Sie benötigt nicht mehr als 170 Seiten, um ihren Protagonisten ein glaubwürdiges Leben zu geben und hat ein besonderes Gespür für den Schmerz, den alltäglichen wie den außergewöhnlichen. Durch sie sieht man, was nicht zusammenpasst, was hätte sein sollen, aber nicht ist. Und wenn man zwischendurch die Zeit hat erstaunt aufzuatmen, nickt man gleichzeitig, so nach dem Motto: Genauso ist es!

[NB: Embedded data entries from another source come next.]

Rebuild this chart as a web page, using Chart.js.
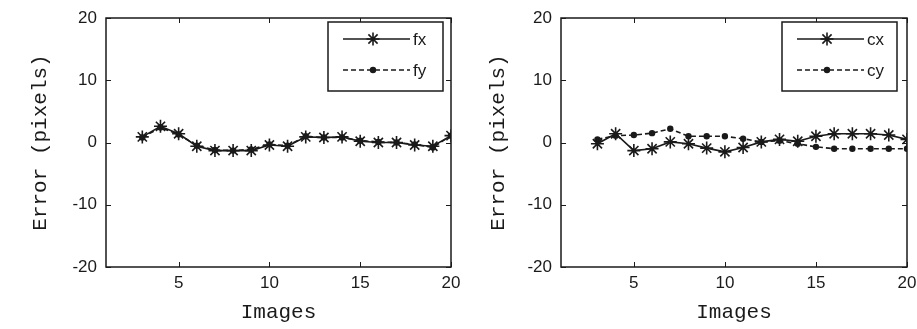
<!DOCTYPE html>
<html>
<head>
<meta charset="utf-8">
<script src="https://cdn.jsdelivr.net/npm/chart.js@4/dist/chart.umd.min.js"></script>
<style>
  html, body { margin: 0; padding: 0; background: #fff; }
  body { width: 917px; height: 329px; position: relative; overflow: hidden; }
  canvas { position: absolute; top: 0; }
  #left { left: 0; }
  #right { left: 458px; }
</style>
</head>
<body>
<canvas id="left" width="472" height="329"></canvas>
<canvas id="right" width="459" height="329"></canvas>
<script>
// image index (x) and reprojection error per parameter
const images = [3, 4, 5, 6, 7, 8, 9, 10, 11, 12, 13, 14, 15, 16, 17, 18, 19, 20];
const fx = [0.9, 2.6, 1.4, -0.6, -1.3, -1.3, -1.3, -0.4, -0.6, 0.9, 0.8, 0.9, 0.2, 0.0, 0.0, -0.4, -0.6, 1.1];
const fy = [0.8, 2.4, 1.3, -0.5, -1.2, -1.3, -1.1, -0.3, -0.5, 1.0, 0.8, 0.8, 0.3, 0.1, 0.0, -0.3, -0.8, 1.1];
const cx = [-0.2, 1.4, -1.3, -1.0, 0.1, -0.2, -0.9, -1.5, -0.8, 0.1, 0.5, 0.2, 1.0, 1.4, 1.4, 1.4, 1.2, 0.5];
const cy = [0.5, 1.1, 1.2, 1.5, 2.2, 1.0, 1.0, 1.0, 0.6, 0.1, 0.3, -0.2, -0.7, -1.0, -1.0, -1.0, -1.0, -1.0];
const xTicks = [5, 10, 15, 20];
const yTicks = [-20, -10, 0, 10, 20];

const ink = '#1a1a1a';
const tickFont = { family: 'Liberation Sans, Arial, sans-serif', size: 17 };
const titleFont = { family: 'Liberation Mono, monospace', size: 21 };

// matlab style box with inward ticks, plus the legend in the corner
const matlabBox = {
  id: 'matlabBox',
  afterDraw(chart, args, opts) {
    const { ctx, chartArea: a, scales } = chart;
    ctx.save();
    ctx.strokeStyle = ink;
    ctx.lineWidth = 1.5;
    ctx.strokeRect(a.left, a.top, a.right - a.left, a.bottom - a.top);
    ctx.lineWidth = 1;
    const tl = 5;
    ctx.beginPath();
    scales.x.ticks.forEach(t => {
      const px = Math.round(scales.x.getPixelForValue(t.value)) + 0.5;
      ctx.moveTo(px, a.bottom); ctx.lineTo(px, a.bottom - tl);
      ctx.moveTo(px, a.top); ctx.lineTo(px, a.top + tl);
    });
    scales.y.ticks.forEach(t => {
      const py = Math.round(scales.y.getPixelForValue(t.value)) + 0.5;
      ctx.moveTo(a.left, py); ctx.lineTo(a.left + tl, py);
      ctx.moveTo(a.right, py); ctx.lineTo(a.right - tl, py);
    });
    ctx.stroke();

    // legend
    const bx = a.right - opts.right - opts.w, by = a.top + opts.top;
    ctx.fillStyle = '#fff';
    ctx.fillRect(bx, by, opts.w, opts.h);
    ctx.lineWidth = 1.5;
    ctx.strokeRect(bx, by, opts.w, opts.h);
    chart.data.datasets.forEach((ds, i) => {
      const y = by + 17 + i * 31;
      const x0 = bx + 15, x1 = bx + 82;
      ctx.strokeStyle = ink;
      ctx.fillStyle = ink;
      ctx.lineWidth = ds.borderWidth;
      ctx.setLineDash(ds.borderDash || []);
      ctx.beginPath(); ctx.moveTo(x0, y); ctx.lineTo(x1, y); ctx.stroke();
      ctx.setLineDash([]);
      Chart.helpers.drawPoint(ctx, {
        pointStyle: ds.pointStyle, radius: ds.pointRadius, borderWidth: ds.pointBorderWidth
      }, bx + 45, y);
      ctx.font = '17px Liberation Sans, Arial, sans-serif';
      ctx.textBaseline = 'middle';
      ctx.fillText(ds.label, x1 + 3, y + 1);
    });
    ctx.restore();
  }
};

function series(label, values, solid) {
  return {
    label: label,
    data: images.map((x, i) => ({ x: x, y: values[i] })),
    borderColor: ink,
    backgroundColor: ink,
    borderWidth: 1.6,
    borderDash: solid ? [] : [5, 3],
    pointStyle: solid ? 'star' : 'circle',
    pointRadius: solid ? 6.5 : 2.4,
    pointBorderWidth: 1.6,
    tension: 0
  };
}

function makeChart(id, datasets, padLeft, padRight, legendRight) {
  return new Chart(document.getElementById(id), {
    type: 'line',
    data: { datasets: datasets },
    plugins: [matlabBox],
    options: {
      responsive: false,
      animation: false,
      devicePixelRatio: 1,
      layout: { padding: { left: 0, right: padRight, top: 18, bottom: 0 } },
      plugins: {
        legend: { display: false },
        tooltip: { enabled: false },
        matlabBox: { w: 115, h: 69, right: legendRight, top: 4 }
      },
      scales: {
        x: {
          type: 'linear', min: 1, max: 20,
          afterBuildTicks: s => { s.ticks = xTicks.map(v => ({ value: v })); },
          afterFit: s => { s.height = 62; s.paddingLeft = 0; s.paddingRight = 0; },
          grid: { display: false, drawTicks: false },
          border: { display: false },
          ticks: { color: ink, font: tickFont, padding: 6, maxRotation: 0 },
          title: { display: true, text: 'Images', color: ink, font: titleFont, padding: { top: 0, bottom: 4 } }
        },
        y: {
          min: -20, max: 20,
          afterBuildTicks: s => { s.ticks = yTicks.map(v => ({ value: v })); },
          afterFit: s => { s.width = padLeft; s.paddingTop = 0; s.paddingBottom = 0; },
          grid: { display: false, drawTicks: false },
          border: { display: false },
          ticks: { color: ink, font: tickFont, padding: 9 },
          title: { display: true, text: 'Error (pixels)', color: ink, font: titleFont, padding: { top: 28, bottom: 0 } }
        }
      }
    }
  });
}

makeChart('left', [series('fx', fx, true), series('fy', fy, false)], 106, 21, 8);
makeChart('right', [series('cx', cx, true), series('cy', cy, false)], 103, 10, 10);
</script>
</body>
</html>
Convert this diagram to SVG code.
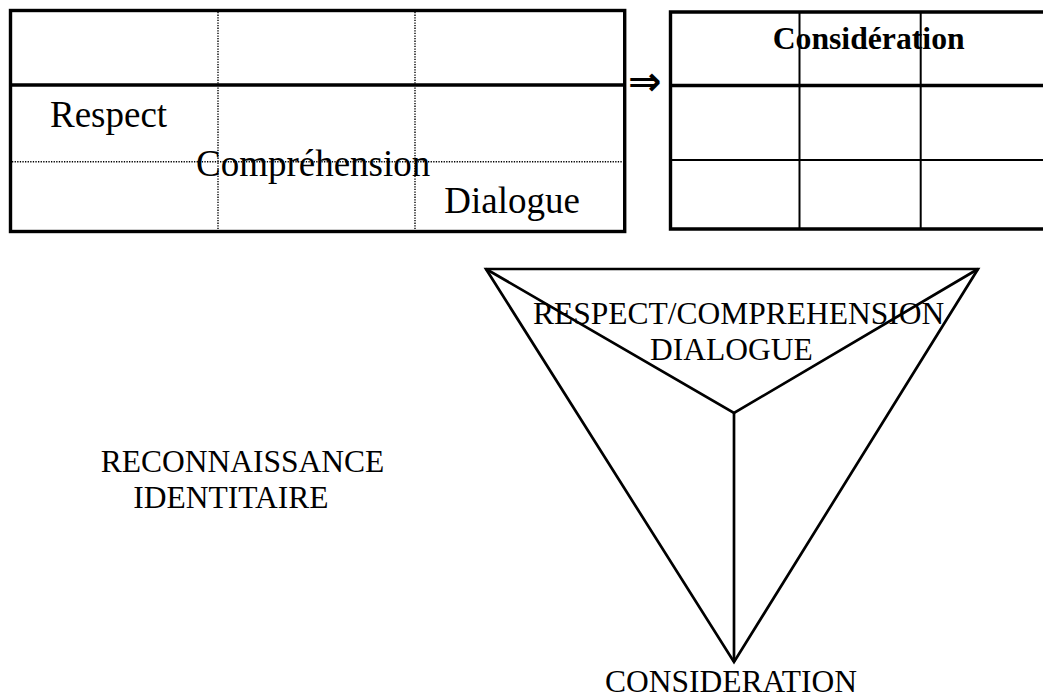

Und jetzt fallen mir auch die zwei Worte ein, um den Roman abschließend zu bewerten: Literarisch intensiv, ja das ist Herzklappen von Johnson & Johnson.

 

 

 

Valerie Fritsch ist in meinen Augen eine ganz eigene Sprachkünstlerin, die mich mit Herzklappen von Johnson & Johnson vollkommen in ihren Bann gezogen hat. So wundersam und fein geschrieben, wie es bisher keinem Autor vorher gelungen ist.
Und darum gibt es von mir auch eine ganz klare Leseempfehlung!

 

♥ Vielen Dank an den Suhrkamp Verlag für die Zusendung des Rezensionsexemplars! ♥

 

 

Über die Autorin
Valerie Fritsch, 1989 in Graz geboren, wuchs in Graz und Kärnten auf. Nach ihrer Reifeprüfung 2007 absolvierte sie ein Studium an der Akademie für angewandte Photographie und arbeitet seither als Photokünstlerin. Sie ist Mitglied des Grazer Autorenkollektivs plattform. Publikationen in Literaturmagazinen und Anthologien sowie im Rundfunk. 2015 erschien Winters Garten im Suhrkamp Verlag. Sie lebt in Graz und Wien.

Quelle: Suhrkamp Verlag

2 Kommentare

  1. 11. Oktober 2020 / 15:31

    Hey!
    Der Titel ist mir jetzt schon so oft begegnet, aber der Klappentext hat mich irgendwie beim allerersten Blick gar nicht angesprochen, weshalb ich das Buch auch schnell wieder vergaß.
    Nun habe ich es auf der Longlist des deutschen Buchpreises für dieses Jahr gesehen und dachte, ich muss nochmal nachsehen, worum es nun nochmal ging.
    Da kommt deine Rezi hier genau zum richtigen Zeitpunkt:)
    Deine Beschreibung der wohlplatzierten Worte auf nur 170 Seiten erinnert mich ein wenig an meinen Eindruck bei Delphine de Vigan. Kennst du ihre Bücher “Loyalitäten” und “Dankbarkeiten”?
    Auch hier war ich skeptisch, ob man denn auf so wenigen Seiten eine Geschichte mit Tiefgang erschaffen kann.
    Und musste besonders bei Letzterem feststellen, ja, es geht.:)
    Dass “Herzklappen…” nur 170 Seiten hat, wusste ich nicht, nun ist es doch mal eine Überlegung wert:)
    Lg, Kathrin

    • 12. Oktober 2020 / 10:56

      Hey Kathrin,
      ja bei mir war das ähnlich, denn auf das Buch bin ich auch nur durch die Longlist gekommen.
      Ich denke aber, dass das Buch nicht unbedingt für jedermann ist, denn ich kann mir auch vorstellen, dass viele eine ganz andere Erwartungshaltung an die Geschichte durch den Klappentext bekommen.

      Und ja! Delphine de Vigan ist eine meiner absoluten Lieblingsautoren und da muss ich sagen, kann dieses Buch nicht mithalten.
      Ich liebe ihre Geschichten und den Schreibstil – für mich eine der Besten überhaupt!